I have a k-means clustered data having 15 clusters. I have found 5 clusters with highest density and put their indexes in a list. Now i want to choose these clusters and remove them from my clustered data to visiulize the result. My new visiualized kmeans object should have n_clusters= 15-5=10 clusters in the end. Here is my clustered K-Means object

enter image description here

I used the code below to create that:

kmeans2 = KMeans(n_clusters = 15,random_state=10)
kmeans2.fit(X_train)

And here, i found the clusters i should remove:

centroids = kmeans2.cluster_centers_

from sklearn.neighbors import NearestNeighbors
nn = NearestNeighbors(n_neighbors=6) # 6 is not a typo. Explanation below.
nn.fit(centroids)
neigh_dist, neigh_ind = nn.kneighbors(centroids, return_distance=True)
densities = [5/np.sum(neigh_dist[i,:]) for i in range(centroids.shape[0])]
clusters_to_remove=[]
densities2=densities.copy()
def Nmaxelements(list1, N): 
    final_list = [] 
  
    for i in range(0, N):  
        max1 = 0
          
        for j in range(len(list1)):      
            if list1[j] > max1: 
                max1 = list1[j]; 
                  
        list1.remove(max1); 

        final_list.append(max1) 
    return final_list
final_list2=Nmaxelements(densities, 5)
clusters_to_remove=[]

for i in densities2:
    for j in final_list2:
        if(i==j):
            clusters_to_remove.append(densities2.index(i))

print(clusters_to_remove)

the output is:

[2, 5, 12, 13, 14]

How can i remove these clusters to finally visiulize my kmeans object with 10 clusters?

Berke Atalay
  • 61
  • 1
  • 6
  • 2
    What exactly do you mean by removing the clusters? Removing their data points as well? And what is `centroids`? – desertnaut Dec 27 '20 at 14:28
  • I am trying to implement **Single-Stage Sampling** to the data, finding the clusters that has the highest density and remove these clusters is one of the steps to implement that. So,yes, in the final visualization there should be 10 clustered kmeans object. The points of these five clusters should be removed too.
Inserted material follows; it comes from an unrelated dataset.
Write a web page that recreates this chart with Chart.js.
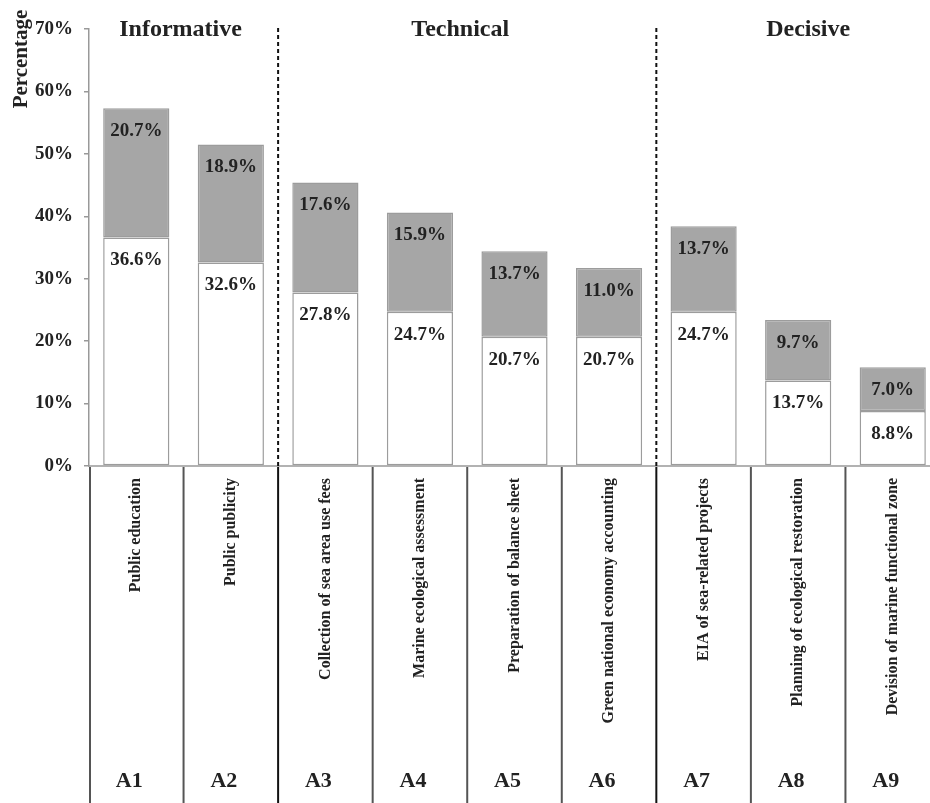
<!DOCTYPE html>
<html>
<head>
<meta charset="utf-8">
<script src="https://cdn.jsdelivr.net/npm/chart.js"></script>
<style>
    html, body { margin: 0; padding: 0; background: #fff; overflow: hidden; }
    #wrap { width: 942px; height: 803px; }
</style>
</head>
<body>
<div id="wrap"><canvas id="chart" width="942" height="803"></canvas></div>
<script>
// Kategorien und Werte (Prozent)
const codes = ['A1', 'A2', 'A3', 'A4', 'A5', 'A6', 'A7', 'A8', 'A9'];
const names = [
    'Public education',
    'Public publicity',
    'Collection of sea area use fees',
    'Marine ecological assessment',
    'Preparation of balance sheet',
    'Green national economy accounting',
    'EIA of sea-related projects',
    'Planning of ecological restoration',
    'Devision of marine functional zone'
];
const lowerValues = [36.6, 32.6, 27.8, 24.7, 20.7, 20.7, 24.7, 13.7, 8.8];
const upperValues = [20.7, 18.9, 17.6, 15.9, 13.7, 11.0, 13.7, 9.7, 7.0];
// Gruppen: Name, erste und letzte Kategorie
const groupNames = ['Informative', 'Technical', 'Decisive'];
const groupStart = [0, 2, 6];
const groupEnd = [1, 5, 8];
const yTicks = [0, 10, 20, 30, 40, 50, 60, 70];

const serif = '"Liberation Serif", "Times New Roman", serif';
const tableBottom = 803;
const groupShift = [-3, -7, 10];

// Beschriftungen, Gruppen, Trennlinien und Tabelle unter der Achse
const extras = {
    id: 'extras',
    afterDatasetsDraw(chart) {
        const ctx = chart.ctx;
        const x = chart.scales.x;
        const area = chart.chartArea;
        ctx.save();

        // Werte in den Balken
        ctx.fillStyle = '#222';
        ctx.font = 'bold 19px ' + serif;
        ctx.textAlign = 'center';
        ctx.textBaseline = 'middle';
        chart.data.datasets.forEach((ds, i) => {
            chart.getDatasetMeta(i).data.forEach((el, j) => {
                const top = Math.min(el.y, el.base);
                ctx.fillText(ds.data[j].toFixed(1) + '%', el.x, top + 23);
            });
        });

        // x-Achse
        ctx.strokeStyle = '#999';
        ctx.lineWidth = 1.5;
        ctx.beginPath();
        ctx.moveTo(area.left - 1, area.bottom);
        ctx.lineTo(chart.width, area.bottom);
        ctx.stroke();

        // Tabellenlinien
        for (let i = 0; i < codes.length; i++) {
            const bx = i === 0 ? area.left + 1 : x.getPixelForValue(i - 0.5);
            const isGroupEdge = groupStart.includes(i) && i > 0;
            ctx.strokeStyle = isGroupEdge ? '#111' : '#555';
            ctx.lineWidth = 2;
            ctx.beginPath();
            ctx.moveTo(bx, area.bottom + 1);
            ctx.lineTo(bx, tableBottom);
            ctx.stroke();
        }

        // gestrichelte Gruppentrenner
        ctx.strokeStyle = '#111';
        ctx.lineWidth = 2;
        ctx.setLineDash([4, 3]);
        for (let g = 1; g < groupStart.length; g++) {
            const bx = x.getPixelForValue(groupStart[g] - 0.5);
            ctx.beginPath();
            ctx.moveTo(bx, area.top - 1);
            ctx.lineTo(bx, area.bottom);
            ctx.stroke();
        }
        ctx.setLineDash([]);

        // Gruppennamen
        ctx.fillStyle = '#222';
        ctx.font = 'bold 24px ' + serif;
        groupNames.forEach((g, i) => {
            const cx = (x.getPixelForValue(groupStart[i] - 0.5) + x.getPixelForValue(groupEnd[i] + 0.5)) / 2;
            ctx.fillText(g, cx + groupShift[i], area.top + 1);
        });

        // senkrechte Namen in der Tabelle
        ctx.font = 'bold 16px ' + serif;
        ctx.textAlign = 'right';
        names.forEach((n, i) => {
            ctx.save();
            ctx.translate(x.getPixelForValue(i), area.bottom + 12);
            ctx.rotate(-Math.PI / 2);
            ctx.fillText(n, 0, 0);
            ctx.restore();
        });

        // Codes A1..A9
        ctx.textAlign = 'center';
        ctx.font = 'bold 22px ' + serif;
        codes.forEach((c, i) => {
            ctx.fillText(c, x.getPixelForValue(i) - 7, 781);
        });

        // Achsentitel
        ctx.font = 'bold 21px ' + serif;
        ctx.save();
        ctx.translate(22, 59);
        ctx.rotate(-Math.PI / 2);
        ctx.fillText('Percentage', 0, 0);
        ctx.restore();

        ctx.restore();
    }
};

const chart = new Chart(document.getElementById('chart'), {
    type: 'bar',
    data: {
        labels: codes,
        datasets: [
            {
                data: lowerValues,
                backgroundColor: '#ffffff',
                borderColor: '#9c9c9c',
                borderWidth: 1.5,
                borderSkipped: false
            },
            {
                data: upperValues,
                backgroundColor: '#a6a6a6',
                borderColor: '#9c9c9c',
                borderWidth: 1.5,
                borderSkipped: false
            }
        ]
    },
    options: {
        responsive: false,
        animation: false,
        layout: { padding: { left: 0, right: 2, top: 29, bottom: 337 } },
        plugins: { legend: { display: false }, tooltip: { enabled: false } },
        datasets: { bar: { barPercentage: 0.7, categoryPercentage: 1 } },
        scales: {
            x: { stacked: true, display: false },
            y: {
                stacked: true,
                min: 0,
                max: 70,
                afterFit: (s) => { s.width = 89; },
                afterBuildTicks: (s) => { s.ticks = yTicks.map(v => ({ value: v })); },
                ticks: {
                    color: '#222',
                    padding: 11,
                    font: { family: serif, size: 19, weight: 'bold' },
                    callback: (v) => v + '%'
                },
                grid: { drawOnChartArea: false, drawTicks: true, tickLength: 5, color: '#999', lineWidth: 1.5 },
                border: { color: '#999', width: 1.5 }
            }
        }
    },
    plugins: [extras]
});
</script>
</body>
</html>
Also i referred centroids as `centroids = kmeans2.cluster_centers_` – Berke Atalay Dec 27 '20 at 14:34
  • So, essentially you ask [How to get the samples in each cluster](https://stackoverflow.com/questions/36195457/how-to-get-the-samples-in-each-cluster), so that you can subsequently remove these samples from your data (the rest of your details are actually irrelevant). – desertnaut Dec 27 '20 at 15:08

0 Answers0